*Problem requirements:* Repeat each line of the material below exactly as it appears, minus any pictures.

*Information provided:*
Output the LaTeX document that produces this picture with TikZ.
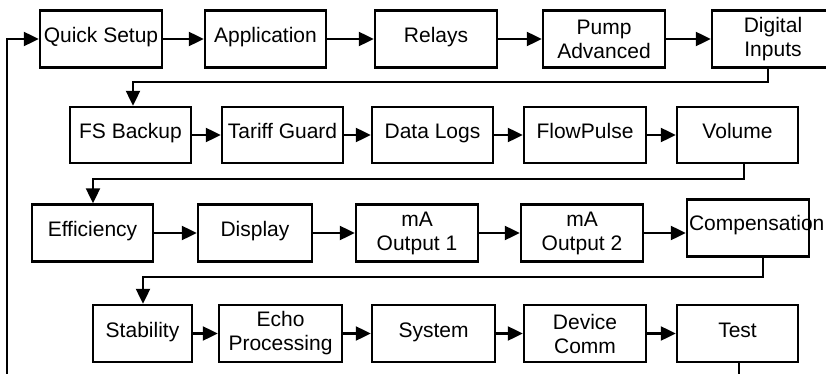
\documentclass[tikz,border=0pt]{standalone}
\usepackage{fontspec}
\setmainfont{Liberation Sans}
\usetikzlibrary{arrows.meta}
\tikzset{
  box/.style={draw=black, line width=2.4pt, fill=white, minimum height=57pt, inner sep=1pt, align=center, font=\fontsize{21}{24}\selectfont},
  one/.style={text height=14pt, text depth=7pt},
  conn/.style={line width=2.2pt},
  arr/.style={line width=2.2pt, -{Triangle[length=15pt,width=14pt]}},
}
\begin{document}
\begin{tikzpicture}[x=1pt,y=-1pt]
\useasboundingbox (0,0) rectangle (826,374);
\clip (0,0) rectangle (826,374);
\fill[white] (0,0) rectangle (826,374);
% Row 1
\node[box, one, minimum width=122pt] (qs)   at (101,39)   {Quick Setup};
\node[box, one, minimum width=121pt] (app)  at (265.5,39) {Application};
\node[box, one, minimum width=122pt] (rel)  at (436,39)   {Relays};
\node[box, minimum width=122pt] (pump) at (604,39)   {Pump\\Advanced};
\node[box, minimum width=122pt] (dig)  at (773,39)   {Digital\\Inputs};
% Row 2
\node[box, one, minimum width=121pt, minimum height=56pt] (fs)  at (130.5,135) {FS Backup};
\node[box, one, minimum width=121pt, minimum height=56pt] (tg)  at (282.5,135) {Tariff Guard};
\node[box, one, minimum width=121pt, minimum height=56pt] (dl)  at (432.5,135) {Data Logs};
\node[box, one, minimum width=122pt, minimum height=56pt] (fp)  at (585,135)   {FlowPulse};
\node[box, one, minimum width=121pt, minimum height=56pt] (vol) at (737.5,135) {Volume};
% Row 3
\node[box, one, minimum width=121pt] (eff)  at (92.5,233) {Efficiency};
\node[box, one, minimum width=114pt] (disp) at (255,233)  {Display};
\node[box, minimum width=122pt] (mao1) at (417,233)  {mA\\Output 1};
\node[box, minimum width=122pt] (mao2) at (582,233)  {mA\\Output 2};
\node[box, minimum width=122pt] (comp) at (748,228) {};
\node[anchor=west, inner sep=0pt, font=\fontsize{21}{24}\selectfont] (compt) at ([xshift=3pt,yshift=3pt]comp.west) {Compensation};
% Row 4
\node[box, one, minimum width=99pt]  (stab) at (142.5,333.5) {Stability};
\node[box, minimum width=123pt] (echo) at (280.5,333.5) {Echo\\Processing};
\node[box, one, minimum width=123pt] (sys)  at (433.5,333.5) {System};
\node[box, minimum width=122pt] (dc)   at (585,333.5)   {Device\\Comm};
\node[box, one, minimum width=121pt] (test) at (737.5,333.5) {Test};
% horizontal arrows
\draw[arr] (qs) -- (app);
\draw[arr] (app) -- (rel);
\draw[arr] (rel) -- (pump);
\draw[arr] (pump) -- (dig);
\draw[arr] (fs) -- (tg);
\draw[arr] (tg) -- (dl);
\draw[arr] (dl) -- (fp);
\draw[arr] (fp) -- (vol);
\draw[arr] (eff) -- (disp);
\draw[arr] (disp) -- (mao1);
\draw[arr] (mao1) -- (mao2);
\draw[arr] (mao2.east) -- (mao2.east -| comp.west);
\draw[arr] (stab) -- (echo);
\draw[arr] (echo) -- (sys);
\draw[arr] (sys) -- (dc);
\draw[arr] (dc) -- (test);
% row transitions
\coordinate (a1) at (768,82);
\coordinate (a2) at (133,82);
\draw[arr] (dig.south -| a1) -- (a1) -- (a2) -- (a2 |- fs.north);
\coordinate (b1) at (744,179);
\coordinate (b2) at (93,179);
\draw[arr] (vol.south -| b1) -- (b1) -- (b2) -- (b2 |- eff.north);
\coordinate (c1) at (763,277);
\coordinate (c2) at (143,277);
\draw[arr] (comp.south -| c1) -- (c1) -- (c2) -- (c2 |- stab.north);
% loop back
\coordinate (d1) at (739,395);
\coordinate (d2) at (7,395);
\draw[arr] (test.south -| d1) -- (d1) -- (d2) |- (qs.west);
\end{tikzpicture}
\end{document}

*Exercise solution:*
Output the LaTeX document that produces this picture with TikZ.
\documentclass[tikz,border=0pt]{standalone}
\usepackage{fontspec}
\setmainfont{Liberation Sans}
\usetikzlibrary{arrows.meta}
\tikzset{
  box/.style={draw=black, line width=2.4pt, fill=white, minimum height=57pt, inner sep=1pt, align=center, font=\fontsize{21}{24}\selectfont},
  one/.style={text height=14pt, text depth=7pt},
  conn/.style={line width=2.2pt},
  arr/.style={line width=2.2pt, -{Triangle[length=15pt,width=14pt]}},
}
\begin{document}
\begin{tikzpicture}[x=1pt,y=-1pt]
\useasboundingbox (0,0) rectangle (826,374);
\clip (0,0) rectangle (826,374);
\fill[white] (0,0) rectangle (826,374);
% Row 1
\node[box, one, minimum width=122pt] (qs)   at (101,39)   {Quick Setup};
\node[box, one, minimum width=121pt] (app)  at (265.5,39) {Application};
\node[box, one, minimum width=122pt] (rel)  at (436,39)   {Relays};
\node[box, minimum width=122pt] (pump) at (604,39)   {Pump\\Advanced};
\node[box, minimum width=122pt] (dig)  at (773,39)   {Digital\\Inputs};
% Row 2
\node[box, one, minimum width=121pt, minimum height=56pt] (fs)  at (130.5,135) {FS Backup};
\node[box, one, minimum width=121pt, minimum height=56pt] (tg)  at (282.5,135) {Tariff Guard};
\node[box, one, minimum width=121pt, minimum height=56pt] (dl)  at (432.5,135) {Data Logs};
\node[box, one, minimum width=122pt, minimum height=56pt] (fp)  at (585,135)   {FlowPulse};
\node[box, one, minimum width=121pt, minimum height=56pt] (vol) at (737.5,135) {Volume};
% Row 3
\node[box, one, minimum width=121pt] (eff)  at (92.5,233) {Efficiency};
\node[box, one, minimum width=114pt] (disp) at (255,233)  {Display};
\node[box, minimum width=122pt] (mao1) at (417,233)  {mA\\Output 1};
\node[box, minimum width=122pt] (mao2) at (582,233)  {mA\\Output 2};
\node[box, minimum width=122pt] (comp) at (748,228) {};
\node[anchor=west, inner sep=0pt, font=\fontsize{21}{24}\selectfont] (compt) at ([xshift=3pt,yshift=3pt]comp.west) {Compensation};
% Row 4
\node[box, one, minimum width=99pt]  (stab) at (142.5,333.5) {Stability};
\node[box, minimum width=123pt] (echo) at (280.5,333.5) {Echo\\Processing};
\node[box, one, minimum width=123pt] (sys)  at (433.5,333.5) {System};
\node[box, minimum width=122pt] (dc)   at (585,333.5)   {Device\\Comm};
\node[box, one, minimum width=121pt] (test) at (737.5,333.5) {Test};
% horizontal arrows
\draw[arr] (qs) -- (app);
\draw[arr] (app) -- (rel);
\draw[arr] (rel) -- (pump);
\draw[arr] (pump) -- (dig);
\draw[arr] (fs) -- (tg);
\draw[arr] (tg) -- (dl);
\draw[arr] (dl) -- (fp);
\draw[arr] (fp) -- (vol);
\draw[arr] (eff) -- (disp);
\draw[arr] (disp) -- (mao1);
\draw[arr] (mao1) -- (mao2);
\draw[arr] (mao2.east) -- (mao2.east -| comp.west);
\draw[arr] (stab) -- (echo);
\draw[arr] (echo) -- (sys);
\draw[arr] (sys) -- (dc);
\draw[arr] (dc) -- (test);
% row transitions
\coordinate (a1) at (768,82);
\coordinate (a2) at (133,82);
\draw[arr] (dig.south -| a1) -- (a1) -- (a2) -- (a2 |- fs.north);
\coordinate (b1) at (744,179);
\coordinate (b2) at (93,179);
\draw[arr] (vol.south -| b1) -- (b1) -- (b2) -- (b2 |- eff.north);
\coordinate (c1) at (763,277);
\coordinate (c2) at (143,277);
\draw[arr] (comp.south -| c1) -- (c1) -- (c2) -- (c2 |- stab.north);
% loop back
\coordinate (d1) at (739,395);
\coordinate (d2) at (7,395);
\draw[arr] (test.south -| d1) -- (d1) -- (d2) |- (qs.west);
\end{tikzpicture}
\end{document}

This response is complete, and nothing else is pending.